Objective ::
Do not repeat pictures. Repeat exactly the lines of the listing below from its first line through the line with "const yTicks = [-500, -300, -100, 100, 300, 500];".

Data excerpt ::
— START —
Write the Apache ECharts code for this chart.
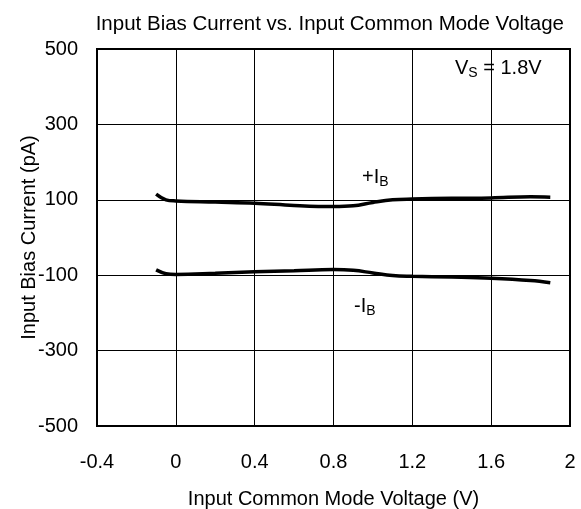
<!DOCTYPE html>
<html><head><meta charset="utf-8">
<script src="https://cdn.jsdelivr.net/npm/echarts@6/dist/echarts.min.js"></script>
<style>html,body{margin:0;padding:0;background:#fff}#c{width:581px;height:509px}</style>
</head><body><div id="c"></div>
<script>
const vcm = [-0.1, -0.05, 0, 0.2, 0.4, 0.6, 0.8, 0.9, 1.0, 1.1, 1.2, 1.4, 1.6, 1.8, 1.9];
const ibPlus = [115, 100, 97, 94, 91, 85, 82, 84, 93, 100, 102, 104, 105, 108, 107];
const ibMinus = [-86, -96, -98, -95, -91, -88, -85, -87, -94, -101, -103, -105, -108, -114, -120];
const yTicks = [-500, -300, -100, 100, 300, 500];

const FONT = 'Liberation Sans';
const FS = 20;
const chart = echarts.init(document.getElementById('c'), null, {renderer: 'canvas'});
const pair = (xs, ys) => xs.map((x, i) => [x, ys[i]]);
const richLabel = {
  a: {fontFamily: FONT, fontSize: 20, fill: '#000'},
  b: {fontFamily: FONT, fontSize: 14, fill: '#000', padding: [10, 0, 0, 0]}
};
chart.setOption({
  animation: false,
  textStyle: {fontFamily: FONT},
  title: {
    text: 'Input Bias Current vs. Input Common Mode Voltage',
    right: 12, top: 9,
    textStyle: {fontFamily: FONT, fontSize: 20.5, fontWeight: 'normal', color: '#000'}
  },
  grid: {left: 97, top: 49, width: 473, height: 377, show: true, borderColor: '#000', borderWidth: 2,
         containLabel: false, outerBoundsMode: 'none'},
  xAxis: {
    type: 'value', min: -0.4, max: 2, interval: 0.4,
    name: 'Input Common Mode Voltage (V)', nameLocation: 'middle', nameGap: 63,
    nameTextStyle: {fontFamily: FONT, fontSize: FS, color: '#000'},
    axisLine: {show: true, onZero: false, lineStyle: {color: '#000', width: 2}},
    axisTick: {show: false},
    axisLabel: {fontFamily: FONT, fontSize: FS, color: '#000', margin: 26},
    splitLine: {show: true, lineStyle: {color: '#000', width: 1}}
  },
  yAxis: {
    type: 'value', min: -500, max: 500,
    name: 'Input Bias Current (pA)', nameLocation: 'middle', nameGap: 58, nameMoveOverlap: false,
    nameTextStyle: {fontFamily: FONT, fontSize: FS, color: '#000'},
    axisLine: {show: true, onZero: false, lineStyle: {color: '#000', width: 2}},
    axisTick: {show: false, customValues: yTicks},
    axisLabel: {fontFamily: FONT, fontSize: FS, color: '#000', margin: 19, customValues: yTicks},
    splitLine: {show: true, lineStyle: {color: '#000', width: 1}}
  },
  series: [
    {type: 'line', data: pair(vcm, ibPlus), smooth: 0.4, showSymbol: false, lineStyle: {color: '#000', width: 3.5}},
    {type: 'line', data: pair(vcm, ibMinus), smooth: 0.4, showSymbol: false, lineStyle: {color: '#000', width: 3.5}}
  ],
  graphic: [
    {type: 'text', left: 362, top: 167, style: {text: '{a|+I}{b|B}', rich: richLabel}},
    {type: 'text', left: 354, top: 296, style: {text: '{a|-I}{b|B}', rich: richLabel}},
    {type: 'text', left: 455, top: 58, style: {text: '{a|V}{b|S}{a| = 1.8V}', rich: richLabel}}
  ]
});
</script></body></html>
— END —
The response ::
Write the Apache ECharts code for this chart.
<!DOCTYPE html>
<html><head><meta charset="utf-8">
<script src="https://cdn.jsdelivr.net/npm/echarts@6/dist/echarts.min.js"></script>
<style>html,body{margin:0;padding:0;background:#fff}#c{width:581px;height:509px}</style>
</head><body><div id="c"></div>
<script>
const vcm = [-0.1, -0.05, 0, 0.2, 0.4, 0.6, 0.8, 0.9, 1.0, 1.1, 1.2, 1.4, 1.6, 1.8, 1.9];
const ibPlus = [115, 100, 97, 94, 91, 85, 82, 84, 93, 100, 102, 104, 105, 108, 107];
const ibMinus = [-86, -96, -98, -95, -91, -88, -85, -87, -94, -101, -103, -105, -108, -114, -120];
const yTicks = [-500, -300, -100, 100, 300, 500];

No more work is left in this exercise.